C. The Silver Lining: USA Swimming Ends SpeedoUSA’s Exclusive Sponsorship
In a losing statement to the press on May 3rd, 2010, TYR made the following comment: “While we disagree with the Court’s conclusion that the wrongful acts did not have a sustained impact on the market, it is optimistic that bringing attention to the conduct (referencing U.S.A. Swimming and Speedo’s exclusive agreement) will contribute to greater transparency within U.S.A. Swimming and will bring about fundamental change to the benefit of the sport.” TYR’s foreshadowing came to fruition, and on December 3rd, 2012, SpeedoUSA and U.S.A. Swimming signed a new sponsorship agreement that expires in 2020. The new agreement states that SpeedoUSA will still be the official sponsor of U.S.A. Swimming, but SpeedoUSA will no longer have exclusive rights in the area of technical equipment.
When asked about the TYR lawsuit and whether or not it affected U.S.A. Swimming’s decision to opening up the market, U.S.A. Swimming’s Chief Marketing Officer Matt Farrell said, “The TYR lawsuit was not a factor. We did it now because we looked at the success of the trials from an attendance and T.V. ratings perspective, exposure from the Olympic games (London), and the growth of our membership…That motivated us to open the market. The sport is in a different era now, especially from a star and television perspective.”

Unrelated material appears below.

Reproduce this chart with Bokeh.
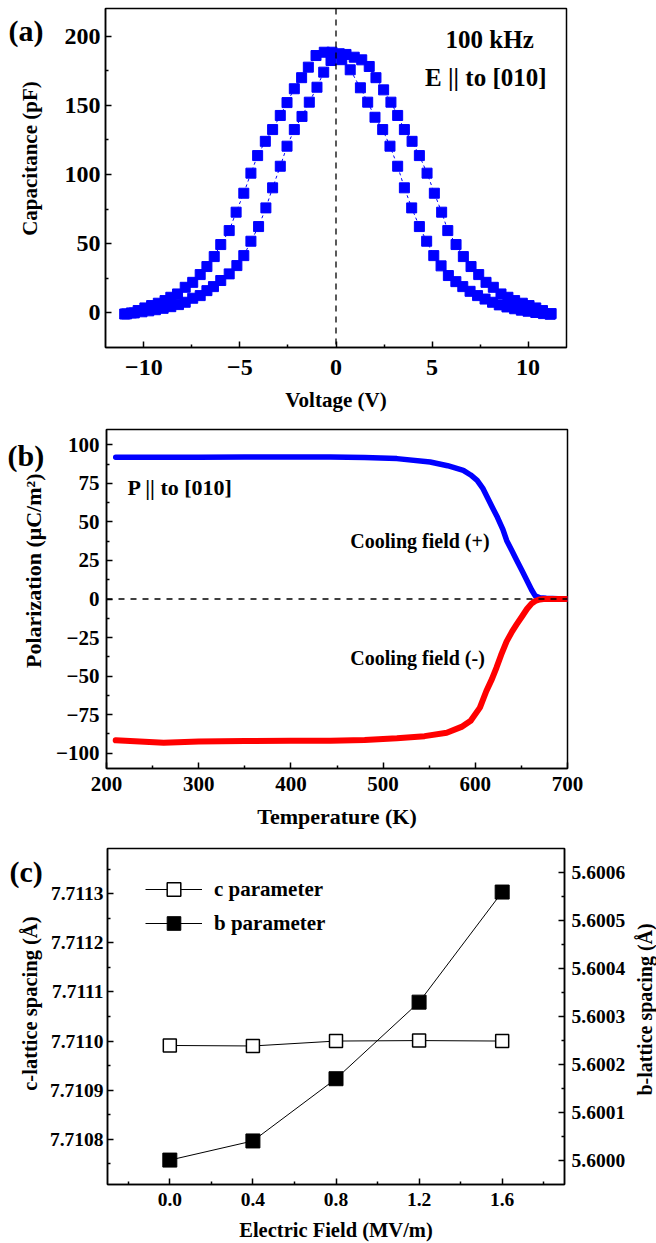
import math
from bokeh.plotting import figure
from bokeh.models import (Range1d, LinearAxis, FixedTicker, Span, Label, Legend,
                          LegendItem, PrintfTickFormatter)
from bokeh.layouts import column, row
from bokeh.embed import file_html
from bokeh.resources import INLINE

FONT = "Liberation Serif"

# ---------------- Panel (a): C-V butterfly ----------------
v_up = [-11.0, -10.65, -10.3, -9.95, -9.6, -9.25, -8.9, -8.6, -8.25, -7.85, -7.46, -7.07,
        -6.72, -6.34, -6.0, -5.56, -5.2, -4.8, -4.43, -4.08, -3.68, -3.3, -2.9, -2.55,
        -2.17, -1.79, -1.44, -1.04, -0.61, -0.21, 0.3, 0.74, 1.27, 1.65, 2.03, 2.43,
        2.81, 3.21, 3.56, 3.94, 4.34, 4.72, 5.09, 5.47, 5.85, 6.24, 6.6, 6.98, 7.37,
        7.76, 8.15, 8.5, 8.9, 9.3, 9.65, 10.0, 10.4, 10.8, 11.15]
c_up = [-0.8, 0, 1.7, 3.6, 5.3, 7.0, 8.9, 11.3, 13.7, 18.5, 22.1, 27.7, 33.5, 40.7, 49.4,
        59.5, 72.8, 86.5, 101, 113.7, 124, 132.5, 142.7, 152, 162, 170, 177.6, 186,
        188.4, 188.4, 183, 175.7, 162.7, 152.3, 141.4, 132.5, 120.5, 106, 90.4, 75.9,
        62.4, 51.8, 41.4, 34, 27, 22.6, 19, 15.6, 12.5, 10, 7.7, 5.8, 4.3, 3, 2, 1.2,
        0.3, -0.5, -1]
v_down = [11.2, 10.75, 10.4, 10.05, 9.7, 9.3, 8.95, 8.59, 8.19, 7.81, 7.43, 7.03, 6.63,
          6.25, 5.82, 5.5, 5.12, 4.74, 4.34, 3.96, 3.56, 3.21, 2.86, 2.48, 2.08, 1.73,
          1.34, 0.95, 0.52, 0.17, -0.26, -0.64, -0.99, -1.39, -1.77, -2.17, -2.55, -2.9,
          -3.3, -3.65, -4.03, -4.43, -4.8, -5.16, -5.56, -6.0, -6.38, -6.72, -7.07, -7.46,
          -7.85, -8.2, -8.6, -9.0, -9.4, -9.75, -10.1, -10.5, -10.9]
c_down = [-0.5, 1.7, 3.6, 5.3, 7.0, 8.9, 11.3, 13.7, 18.5, 22.1, 27.7, 33.5, 40.7, 49.4,
          59.5, 72.8, 86.5, 101, 113.7, 124, 132.5, 142.7, 152.3, 161.2, 170, 178.1,
          182.9, 184.8, 186.8, 187.3, 182.4, 174, 163.1, 152.3, 142, 132.5, 120.5, 106,
          90.4, 75.9, 62.4, 51.8, 41.4, 34.2, 28.2, 23.4, 19, 16.1, 12.5, 10.6, 7.7, 6,
          4.5, 3.3, 2.3, 1.5, 0.8, 0, -0.7]
a_xticks = [-10, -5, 0, 5, 10]
a_xminor = [-7.5, -2.5, 2.5, 7.5]
a_yticks = [0, 50, 100, 150, 200]
a_yminor = [25, 75, 125, 175]

# ---------------- Panel (b): polarization vs T ----------------
t_pos = [210, 250, 300, 350, 400, 443, 480, 515, 551, 570, 587, 595, 602, 608, 613, 618,
         624, 630, 634, 640, 645, 651, 656, 661, 665, 670, 677, 690, 700]
p_pos = [92, 92, 92, 92.2, 92.2, 92.2, 91.8, 91.1, 88.9, 86.5, 83.5, 80.5, 77, 72, 66, 60,
         53, 45, 38, 31, 25, 18, 12, 6, 2, 0.8, 0.5, 0.2, 0]
t_neg = [210, 262, 300, 350, 400, 443, 480, 515, 545, 569, 585, 595, 605, 612, 618, 623,
         628, 634, 640, 645, 651, 656, 661, 665, 670, 674, 685, 700]
p_neg = [-91.7, -93.3, -92.5, -92.2, -92, -92, -91.5, -90.4, -89, -86.8, -83, -79, -70.5,
         -59.7, -52, -44.5, -36.3, -27.5, -21, -16.3, -11, -6.5, -3, -1.3, -0.3, 0, 0, 0]
b_xticks = [200, 300, 400, 500, 600, 700]
b_xminor = [250, 350, 450, 550, 650]
b_yticks = [-100, -75, -50, -25, 0, 25, 50, 75, 100]
b_yminor = [-87.5, -62.5, -37.5, -12.5, 12.5, 37.5, 62.5, 87.5]

# ---------------- Panel (c): lattice spacings ----------------
field = [0.0, 0.4, 0.8, 1.2, 1.6]
c_param = [7.710991, 7.710990, 7.711000, 7.711001, 7.711000]
b_param = [5.600000, 5.600040, 5.600170, 5.600330, 5.600560]
c_xticks = [0.0, 0.4, 0.8, 1.2, 1.6]
c_xminor = [-0.2, 0.2, 0.6, 1.0, 1.4, 1.8]
c_lticks = [7.7108, 7.7109, 7.7110, 7.7111, 7.7112, 7.7113]
c_lminor = [7.71075, 7.71085, 7.71095, 7.71105, 7.71115, 7.71125, 7.71135]
c_rticks = [5.6000, 5.6001, 5.6002, 5.6003, 5.6004, 5.6005, 5.6006]
c_rminor = [5.60005, 5.60015, 5.60025, 5.60035, 5.60045, 5.60055]


def style_axis(ax, tick_size, label_size, standoff, label_standoff):
    ax.major_label_text_font = FONT
    ax.major_label_text_font_style = "bold"
    ax.major_label_text_font_size = tick_size
    ax.major_label_text_color = "black"
    ax.axis_label_text_font = FONT
    ax.axis_label_text_font_style = "bold"
    ax.axis_label_text_font_size = label_size
    ax.axis_label_text_color = "black"
    ax.major_label_standoff = standoff
    ax.axis_label_standoff = label_standoff
    ax.major_tick_in = 6
    ax.major_tick_out = 0
    ax.minor_tick_in = 3
    ax.minor_tick_out = 0
    ax.axis_line_width = 1.5
    ax.major_tick_line_width = 1.5
    ax.minor_tick_line_width = 1.5
    ax.axis_line_color = "black"
    ax.major_tick_line_color = "black"
    ax.minor_tick_line_color = "black"


def base_fig(width, height, xr, yr, ml, mr, mt, mb):
    p = figure(width=width, height=height, x_range=xr, y_range=yr,
               output_backend="svg", toolbar_location=None,
               min_border_left=ml, min_border_right=mr,
               min_border_top=mt, min_border_bottom=mb)
    p.grid.visible = False
    p.outline_line_color = "black"
    p.outline_line_width = 1.5
    p.outline_line_alpha = 1.0
    p.background_fill_color = "white"
    p.border_fill_color = "white"
    return p


def side_fig(width, height):
    s = figure(width=width, height=height, x_range=Range1d(0, width),
               y_range=Range1d(0, height), output_backend="svg", toolbar_location=None,
               min_border=0, x_axis_location=None, y_axis_location=None)
    s.grid.visible = False
    s.outline_line_color = None
    s.background_fill_color = "white"
    s.border_fill_color = "white"
    return s


def add_text(p, x, y, text, size, align="left", baseline="middle", angle=0.0):
    lab = Label(x=x, y=y, text=text, text_font=FONT, text_font_style="bold",
                text_font_size=size, text_align=align, text_baseline=baseline,
                text_color="black", angle=angle)
    p.add_layout(lab)


# ---- (a)
HA = 418
sa = side_fig(48, HA)
add_text(sa, 8, HA - 7, "(a)", "30px", baseline="top")
add_text(sa, 29, HA - 185, "Capacitance (pF)", "21px", align="center", angle=math.pi / 2)

pa = base_fig(608, HA, Range1d(-12, 12), Range1d(-25, 220), 57, 90, 8, 71)
pa.xaxis.ticker = FixedTicker(ticks=a_xticks, minor_ticks=a_xminor)
pa.yaxis.ticker = FixedTicker(ticks=a_yticks, minor_ticks=a_yminor)
pa.xaxis.axis_label = "Voltage (V)"
style_axis(pa.xaxis[0], "24px", "21px", 12, 10)
style_axis(pa.yaxis[0], "24px", "21px", 5, 18)
pa.add_layout(Span(location=0, dimension="height", line_color="black",
                   line_dash="6 5", line_width=1.3))
pa.line(v_up, c_up, line_color="blue", line_width=1, line_dash="3 3")
pa.line(v_down, c_down, line_color="blue", line_width=1, line_dash="3 3")
pa.scatter(v_up, c_up, marker="square", size=10, fill_color="#0000FF", line_color="#0000FF")
pa.scatter(v_down, c_down, marker="square", size=10, fill_color="#0000FF", line_color="#0000FF")
add_text(pa, 8.0, 197.6, "100 kHz", "25px", align="center")
add_text(pa, 7.8, 169.8, "E || to [010]", "25px", align="center")

# ---- (b)
HB = 420
sb = side_fig(48, HB)
add_text(sb, 7, HB - 12, "(b)", "30px", baseline="top")
add_text(sb, 33, HB - 175, "Polarization (μC/m²)", "22px", align="center", angle=math.pi / 2)

pb = base_fig(608, HB, Range1d(200, 700), Range1d(-110, 110), 58, 89, 11, 70)
pb.xaxis.ticker = FixedTicker(ticks=b_xticks, minor_ticks=b_xminor)
pb.yaxis.ticker = FixedTicker(ticks=b_yticks, minor_ticks=b_yminor)
pb.xaxis.axis_label = "Temperature (K)"
style_axis(pb.xaxis[0], "21px", "22px", 8, 10)
style_axis(pb.yaxis[0], "21px", "22px", 7, 14)
pb.add_layout(Span(location=0, dimension="width", line_color="black",
                   line_dash="6 6", line_width=1.3))
pb.line(t_pos, p_pos, line_color="#0000FF", line_width=5.5, line_join="round", line_cap="round")
pb.line(t_neg, p_neg, line_color="#FF0000", line_width=6, line_join="round", line_cap="round")
add_text(pb, 222.8, 72.2, "P || to [010]", "22px")
add_text(pb, 464.5, 37.9, "Cooling field (+)", "20px")
add_text(pb, 464.5, -38.0, "Cooling field (-)", "20px")

# ---- (c)
HC = 405
sc = side_fig(46, HC)
add_text(sc, 9, HC - 8, "(c)", "30px", baseline="top")
add_text(sc, 29, HC - 187, "c-lattice spacing (Å)", "20.5px", align="center", angle=math.pi / 2)
sr = side_fig(28, HC)
add_text(sr, 16, HC - 194, "b-lattice spacing (Å)", "20px", align="center", angle=math.pi / 2)

pc = base_fig(582, HC, Range1d(-0.3, 1.9), Range1d(7.710708, 7.711392), 59, 61, 10, 58)
pc.extra_y_ranges = {"b": Range1d(5.599949, 5.600651)}
pc.xaxis.ticker = FixedTicker(ticks=c_xticks, minor_ticks=c_xminor)
pc.yaxis.ticker = FixedTicker(ticks=c_lticks, minor_ticks=c_lminor)
pc.xaxis.formatter = PrintfTickFormatter(format="%.1f")
pc.yaxis.formatter = PrintfTickFormatter(format="%.4f")
pc.xaxis.axis_label = "Electric Field (MV/m)"
style_axis(pc.xaxis[0], "19.5px", "20.5px", 8, 10)
style_axis(pc.yaxis[0], "19.5px", "20.5px", 4, 10)
rax = LinearAxis(y_range_name="b",
                 ticker=FixedTicker(ticks=c_rticks, minor_ticks=c_rminor),
                 formatter=PrintfTickFormatter(format="%.4f"))
style_axis(rax, "19.5px", "20.5px", 7, 13)
pc.add_layout(rax, "right")

cl = pc.line(field, c_param, line_color="black", line_width=1)
cs = pc.scatter(field, c_param, marker="square", size=13, fill_color="white",
                line_color="black", line_width=1.5)
bl = pc.line(field, b_param, line_color="black", line_width=1, y_range_name="b")
bs = pc.scatter(field, b_param, marker="square", size=14, fill_color="black",
                line_color="black", y_range_name="b")
legend = Legend(items=[LegendItem(label="c parameter", renderers=[cl, cs]),
                       LegendItem(label="b parameter", renderers=[bl, bs])],
                location=(38, 244), glyph_width=57, glyph_height=34, label_standoff=12,
                spacing=0, padding=0, border_line_color=None, background_fill_alpha=0,
                label_text_font=FONT, label_text_font_style="bold",
                label_text_color="black",
                label_text_font_size="21px", label_height=34)
pc.add_layout(legend)

layout = column(row(sa, pa, spacing=0), row(sb, pb, spacing=0),
                row(sc, pc, sr, spacing=0), spacing=0)
open("out.html", "w").write(file_html(layout, INLINE))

The non-exclusive base sponsorships expressed in the new agreements include advertising in U.S.A. Swimming’s official NGB publication, website, webcast, televised events, and retail vending at competitions. In the weeks following the new sponsorship packages, U.S.A. Swimming announced that starting January 1st, 2013, the swimsuit manufacturer Arena would replace Speedo as the National Team’s new exclusive apparel brand sponsor. Arena will now officially sponsor U.S.A. Swimming’s Grand Prix Circuit and will have worldwide merchandising rights for the U.S.A. Swimming Brand.